Installation#

Note

Wheels are provided for Linux and OSX x86-64, but other machines will have to build the wheel from the source distribution. Building pyfamsa involves compiling FAMSA, which requires a C++ compiler to be available on the local machine.

PyPi#

pyfamsa is hosted on GitHub, but the easiest way to install it is to download the latest release from its PyPi repository. It will install all dependencies then install pyfamsa either from a wheel if one is available, or from source after compiling the Cython code :

$ pip install --user pyfamsa

Conda#

pyfamsa is also available as a recipe in the bioconda channel. To install, simply use the conda installer:

$ conda install -c bioconda pyfamsa

Arch User Repository#

A package recipe for Arch Linux can be found in the Arch User Repository under the name python-pyfamsa. It will always match the latest release from PyPI.

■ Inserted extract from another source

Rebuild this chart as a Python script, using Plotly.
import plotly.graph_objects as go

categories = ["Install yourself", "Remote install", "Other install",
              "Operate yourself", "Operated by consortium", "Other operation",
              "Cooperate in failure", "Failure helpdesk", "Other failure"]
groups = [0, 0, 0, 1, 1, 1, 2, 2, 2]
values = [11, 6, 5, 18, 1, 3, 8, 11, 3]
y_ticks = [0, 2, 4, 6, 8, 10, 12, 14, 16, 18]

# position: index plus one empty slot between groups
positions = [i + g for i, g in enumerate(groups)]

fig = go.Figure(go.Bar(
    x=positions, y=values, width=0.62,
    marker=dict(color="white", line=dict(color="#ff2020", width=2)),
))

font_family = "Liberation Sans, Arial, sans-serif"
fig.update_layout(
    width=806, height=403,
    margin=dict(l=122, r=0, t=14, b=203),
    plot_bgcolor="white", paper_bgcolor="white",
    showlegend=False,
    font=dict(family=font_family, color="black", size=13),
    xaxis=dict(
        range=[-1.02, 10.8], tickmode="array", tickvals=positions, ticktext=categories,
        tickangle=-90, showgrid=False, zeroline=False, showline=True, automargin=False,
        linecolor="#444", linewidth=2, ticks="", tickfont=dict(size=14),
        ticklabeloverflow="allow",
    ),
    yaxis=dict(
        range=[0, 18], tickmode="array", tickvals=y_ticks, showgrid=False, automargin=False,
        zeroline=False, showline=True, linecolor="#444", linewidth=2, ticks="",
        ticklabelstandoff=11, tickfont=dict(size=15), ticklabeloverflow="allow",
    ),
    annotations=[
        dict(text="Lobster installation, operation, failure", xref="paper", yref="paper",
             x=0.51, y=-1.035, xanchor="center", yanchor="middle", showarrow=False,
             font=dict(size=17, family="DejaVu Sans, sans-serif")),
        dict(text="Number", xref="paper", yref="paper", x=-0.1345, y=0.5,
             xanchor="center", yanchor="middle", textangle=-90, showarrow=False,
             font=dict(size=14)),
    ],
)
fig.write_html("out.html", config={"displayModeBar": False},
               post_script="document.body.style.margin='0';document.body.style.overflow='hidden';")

Steps to install on ArchLinux depend on your AUR helper (yaourt, aura, yay, etc.). For aura, you’ll need to run:

$ aura -A python-pyfamsa

GitHub + pip#

If, for any reason, you prefer to download the library from GitHub, you can clone the repository and install the repository by running (with the admin rights):

$ git clone --recursive https://github.com/althonos/pyfamsa
$ pip install --user ./pyfamsa

Caution

Keep in mind this will install always try to install the latest commit, which may not even build, so consider using a versioned release instead.

GitHub + setuptools#

If you do not want to use pip, you can still clone the repository and run the setup.py file manually, although you will need to install the build dependencies (mainly Cython):

$ git clone --recursive https://github.com/althonos/pyfamsa
$ cd pyfamsa
$ python setup.py build_ext
# python setup.py install

Danger

Installing packages without pip is strongly discouraged, as they can only be uninstalled manually, and may damage your system.